The new talk-show culture

The “Saving Philosopher Onfray” operation has no shortage of theatricality. It involves best-selling authors, whose pictures more often than not grace the covers of glossy news magazines, complaining about a “media conspiracy” to silence them.

Onfray’s best-selling books provide frequent cover stories for the news weeklies, and Finkielkraut seems like he has a permanent seat on French TV talk shows. Even government-supportive media, such as Libération or L’Obs, are eager takers for interviews with the supposedly silenced reactionaries.

Authors with more established “intellectuel” credentials, such as Finkielkraut, are pushing back against what they consider an anti-racist or “anti-fascist” thought police. The philosopher recently defended the right of Nadine Morano, a French MP from Nicolas Sarkozy’s party Les Républicains, to say France was a “white race” country.

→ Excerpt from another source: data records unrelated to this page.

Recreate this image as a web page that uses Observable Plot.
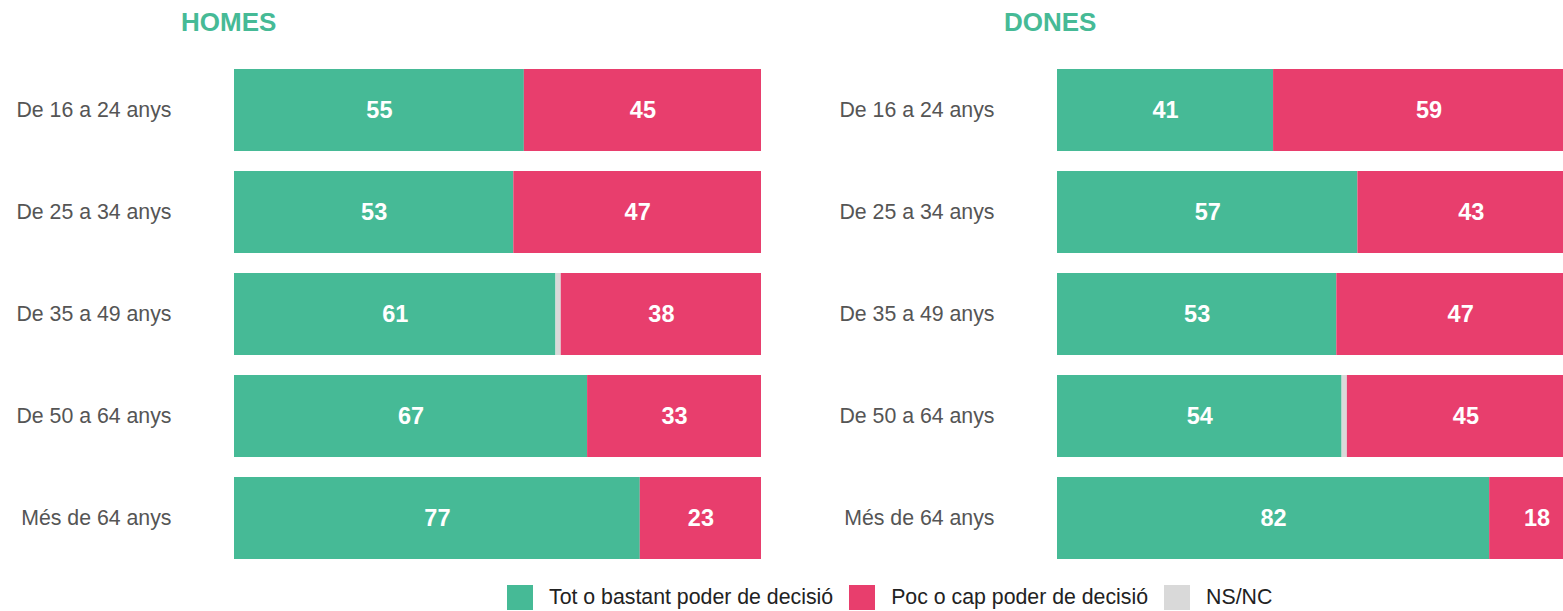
<!DOCTYPE html>
<html>
<head>
<meta charset="utf-8">
<script src="https://cdn.jsdelivr.net/npm/d3@7"></script>
<script src="https://cdn.jsdelivr.net/npm/@observablehq/plot@0.6"></script>
<style>
  html, body { margin: 0; padding: 0; background: #fff; }
  body { width: 1563px; height: 611px; overflow: hidden; position: relative; font-family: "Liberation Sans", Arial, sans-serif; }
  .panel { position: absolute; top: 0; }
  .title { position: absolute; top: 9px; font-weight: bold; font-size: 26px; line-height: 26px; color: #46BA96; }
  .chart { position: absolute; top: 44px; left: 0; }
  .legend { position: absolute; top: 585px; left: 507px; display: flex; align-items: center; font-size: 21.3px; color: #222; white-space: nowrap; }
  .legend .item { display: flex; align-items: center; margin-right: 16px; }
  .legend .sw { width: 26px; height: 25px; margin-right: 16px; }
  .legend span { line-height: 25px; }
</style>
</head>
<body>
<div id="root"></div>
<script>
const ages = ["De 16 a 24 anys", "De 25 a 34 anys", "De 35 a 49 anys", "De 50 a 64 anys", "Més de 64 anys"];
const cats = ["Tot o bastant poder de decisió", "NS/NC", "Poc o cap poder de decisió"];
const legendOrder = ["Tot o bastant poder de decisió", "Poc o cap poder de decisió", "NS/NC"];
const colors = ["#46BA96", "#D9D9D9", "#E83E6D"];
const homesTot = [55, 53, 61, 67, 77];
const homesNs  = [0, 0, 1, 0, 0];
const homesPoc = [45, 47, 38, 33, 23];
const donesTot = [41, 57, 53, 54, 82];
const donesNs  = [0, 0, 0, 1, 0];
const donesPoc = [59, 43, 47, 45, 18];

function rows(tot, ns, poc) {
  const out = [];
  ages.forEach((a, i) => {
    out.push({age: a, cat: cats[0], value: tot[i]});
    out.push({age: a, cat: cats[1], value: ns[i]});
    out.push({age: a, cat: cats[2], value: poc[i]});
  });
  return out;
}

function panel(title, data, left, width, marginLeft, titleLeft) {
  const div = document.createElement("div");
  div.className = "panel";
  div.style.left = left + "px";
  div.style.width = width + "px";
  div.style.height = "611px";
  const t = document.createElement("div");
  t.className = "title";
  t.style.left = titleLeft + "px";
  t.textContent = title;
  div.appendChild(t);
  const chart = Plot.plot({
    width: width,
    height: 530,
    marginTop: 15,
    marginBottom: 5,
    marginLeft: marginLeft,
    marginRight: 0,
    style: {fontFamily: "Liberation Sans, Arial, sans-serif", overflow: "hidden"},
    x: {domain: [0, 100], axis: null},
    y: {domain: ages, paddingInner: 0.2, paddingOuter: 0.1, label: null},
    color: {domain: cats, range: colors},
    marks: [
      Plot.barX(data, Plot.stackX({x: "value", y: "age", fill: "cat", order: cats, inset: 0})),
      Plot.text(data, Plot.stackX({x: "value", y: "age", z: "cat", order: cats, text: d => d.value > 1 ? String(d.value) : "", fill: "white", fontWeight: "bold", fontSize: 23.5})),
      Plot.axisY({tickSize: 0, tickPadding: 63, fontSize: 21.3, color: "#555", label: null})
    ]
  });
  chart.classList.add("chart");
  div.appendChild(chart);
  document.getElementById("root").appendChild(div);
}

panel("HOMES", rows(homesTot, homesNs, homesPoc), 0, 761, 234, 181);
panel("DONES", rows(donesTot, donesNs, donesPoc), 781, 803, 276, 223);

const legend = document.createElement("div");
legend.className = "legend";
legendOrder.forEach(c => {
  const item = document.createElement("div");
  item.className = "item";
  const sw = document.createElement("div");
  sw.className = "sw";
  sw.style.background = colors[cats.indexOf(c)];
  const sp = document.createElement("span");
  sp.textContent = c;
  item.appendChild(sw); item.appendChild(sp);
  legend.appendChild(item);
});
document.body.appendChild(legend);
</script>
</body>
</html>
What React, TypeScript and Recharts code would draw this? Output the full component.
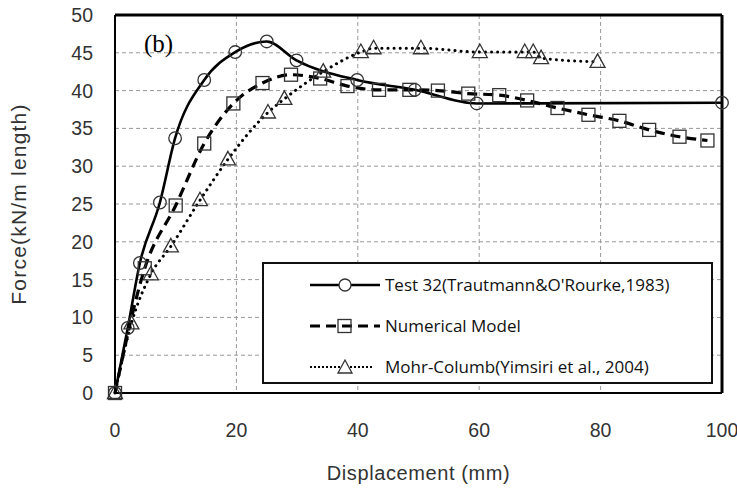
import React from 'react';
import { LineChart, Line, XAxis, YAxis, CartesianGrid, ReferenceLine } from 'recharts';

const seriesNames = [
  'Test 32(Trautmann&O\'Rourke,1983)',
  'Numerical Model',
  'Mohr-Columb(Yimsiri et al., 2004)',
];

const testX = [0, 2.1, 4.1, 7.4, 9.9, 14.7, 19.8, 25, 29.9, 39.9, 49.4, 59.6, 100];
const testY = [0, 8.6, 17.2, 25.2, 33.7, 41.4, 45.1, 46.5, 44.0, 41.4, 40.1, 38.3, 38.4];

const numX = [0, 4.9, 10, 14.7, 19.5, 24.3, 29, 33.8, 38.3, 43.5, 48.5, 53.2, 58.2, 63.3, 67.9, 72.9, 78, 83.1, 88, 93, 97.6];
const numY = [0, 16.5, 24.8, 33.0, 38.3, 41.0, 42.1, 41.6, 40.6, 40.1, 40.1, 40.0, 39.6, 39.4, 38.7, 37.7, 36.8, 36.0, 34.8, 33.9, 33.4];

const mohrX = [0, 2.7, 5.9, 9.2, 14, 18.6, 25.2, 27.9, 34.3, 40.5, 42.6, 50.4, 60.1, 67.5, 68.9, 70.2, 79.5];
const mohrY = [0, 9.2, 15.7, 19.4, 25.5, 30.9, 37.1, 38.9, 42.5, 45.1, 45.6, 45.6, 45.1, 45.1, 45.1, 44.3, 43.8];

const xTicks = [0, 20, 40, 60, 80, 100];
const yTicks = [0, 5, 10, 15, 20, 25, 30, 35, 40, 45, 50];

const toPoints = (xs: number[], ys: number[]) => xs.map((x, i) => ({ x, y: ys[i] }));

const testData = toPoints(testX, testY);
const numData = toPoints(numX, numY);
const mohrData = toPoints(mohrX, mohrY);

const mk = '#333';

const Circle = (p: any) => (
  <circle key={p.index} cx={p.cx} cy={p.cy} r={6.3} fill="none" stroke={mk} strokeWidth={1.3} />
);
const Square = (p: any) => (
  <rect key={p.index} x={p.cx - 6.5} y={p.cy - 6.5} width={13} height={13} fill="none" stroke={mk} strokeWidth={1.3} />
);
const Triangle = (p: any) => (
  <polygon
    key={p.index}
    points={`${p.cx},${p.cy - 8} ${p.cx - 7.5},${p.cy + 5.5} ${p.cx + 7.5},${p.cy + 5.5}`}
    fill="none"
    stroke={mk}
    strokeWidth={1.3}
  />
);

const sans = '"Liberation Sans", Arial, sans-serif';
const tickFont = { fontFamily: sans, fontSize: 19.5, fill: '#333' };
const titleFont = { fontFamily: sans, fontSize: 20, fill: '#333', letterSpacing: 0.6 };

const LegendRow = ({ kind, name }: { kind: number; name: string }) => (
  <div style={{ display: 'flex', alignItems: 'center', height: 41 }}>
    <svg width={74} height={20} style={{ marginLeft: 44 }}>
      {kind === 0 && <line x1={2} y1={10} x2={72} y2={10} stroke="#000" strokeWidth={2.5} />}
      {kind === 1 && <line x1={2} y1={10} x2={72} y2={10} stroke="#000" strokeWidth={3} strokeDasharray="10 6" />}
      {kind === 2 && <line x1={2} y1={10} x2={66} y2={10} stroke="#000" strokeWidth={2} strokeDasharray="2 2" />}
      {kind === 0 && <circle cx={37} cy={10} r={6} fill="#fff" stroke={mk} strokeWidth={1.3} />}
      {kind === 1 && <rect x={30} y={3.5} width={13} height={13} fill="none" stroke={mk} strokeWidth={1.3} />}
      {kind === 2 && <polygon points="37,3 30,16 44,16" fill="#fff" stroke={mk} strokeWidth={1.3} />}
    </svg>
    <span style={{ marginLeft: 3, fontFamily: '"Open Sans", sans-serif', fontSize: 17, color: '#111' }}>{name}</span>
  </div>
);

const App = () => {
  return (
    <div style={{ position: 'absolute', left: 0, top: 0, width: 737, height: 488, background: '#fff' }}>
      <LineChart width={737} height={488} margin={{ top: 15, right: 15, left: 0, bottom: 0 }}>
        <CartesianGrid stroke="#999" strokeDasharray="4 3" />
        <XAxis
          type="number"
          dataKey="x"
          domain={[0, 100]}
          ticks={xTicks}
          height={95}
          tickSize={0}
          tickMargin={30}
          tick={tickFont}
          axisLine={{ stroke: '#000', strokeWidth: 2 }}
          label={{
            content: (p: any) => {
              const vb = p.viewBox;
              return (
                <text x={vb.x + vb.width / 2} y={480} textAnchor="middle" style={titleFont}>
                  Displacement (mm)
                </text>
              );
            },
          }}
        />
        <YAxis
          type="number"
          dataKey="y"
          domain={[0, 50]}
          ticks={yTicks}
          width={115}
          tickSize={0}
          tickMargin={22}
          tick={tickFont}
          axisLine={{ stroke: '#000', strokeWidth: 2 }}
          label={{
            content: (p: any) => {
              const vb = p.viewBox;
              const cy = vb.y + vb.height / 2;
              return (
                <text
                  x={20}
                  y={cy}
                  transform={`rotate(-90 20 ${cy})`}
                  textAnchor="middle"
                  dominantBaseline="middle"
                  style={{ ...titleFont, fontSize: 21, letterSpacing: 1.2 }}
                >
                  Force(kN/m length)
                </text>
              );
            },
          }}
        />
        <ReferenceLine y={50} stroke="#000" strokeWidth={3} />
        <ReferenceLine x={100} stroke="#000" strokeWidth={3} />
        <Line
          data={mohrData}
          dataKey="y"
          type="monotone"
          stroke="#000"
          strokeWidth={3}
          strokeDasharray="0.1 6"
          strokeLinecap="round"
          dot={Triangle}
          isAnimationActive={false}
          name={seriesNames[2]}
        />
        <Line
          data={numData}
          dataKey="y"
          type="monotone"
          stroke="#000"
          strokeWidth={3.2}
          strokeDasharray="10 6"
          dot={Square}
          isAnimationActive={false}
          name={seriesNames[1]}
        />
        <Line
          data={testData}
          dataKey="y"
          type="monotone"
          stroke="#000"
          strokeWidth={2.6}
          dot={Circle}
          isAnimationActive={false}
          name={seriesNames[0]}
        />
      </LineChart>
      <div style={{ position: 'absolute', left: 144, top: 30, fontFamily: '"Liberation Serif", serif', fontSize: 25 }}>(b)</div>
      <div
        style={{
          position: 'absolute',
          left: 262,
          top: 262,
          width: 447,
          height: 118,
          border: '2px solid #111',
          background: '#fff',
          boxSizing: 'content-box',
        }}
      >
        {seriesNames.map((n, i) => (
          <LegendRow key={n} kind={i} name={n} />
        ))}
      </div>
    </div>
  );
};

export default App;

Le Pen’s party, he writes in his most recent book, “La Seule Exactitude,” must be criticized for itself — because it is a “party of demagogues, ignoring both the complexity of political action and economic laws, promoting the cult of the strong man to the point of making Vladimir Putin not only an ally but a role model.”

Bruckner said it remains to be seen whether the controversy will be “just a prairie fire, chased next week by another piece of news” or a sign that “the divorce will become permanent between the ruling left and the intellectuals.”

In the meantime there is whispering that the big Mutualité meeting might be canceled after all — especially since neither Onfray nor Finkielkraut has agreed to appear as a witness for his own defense.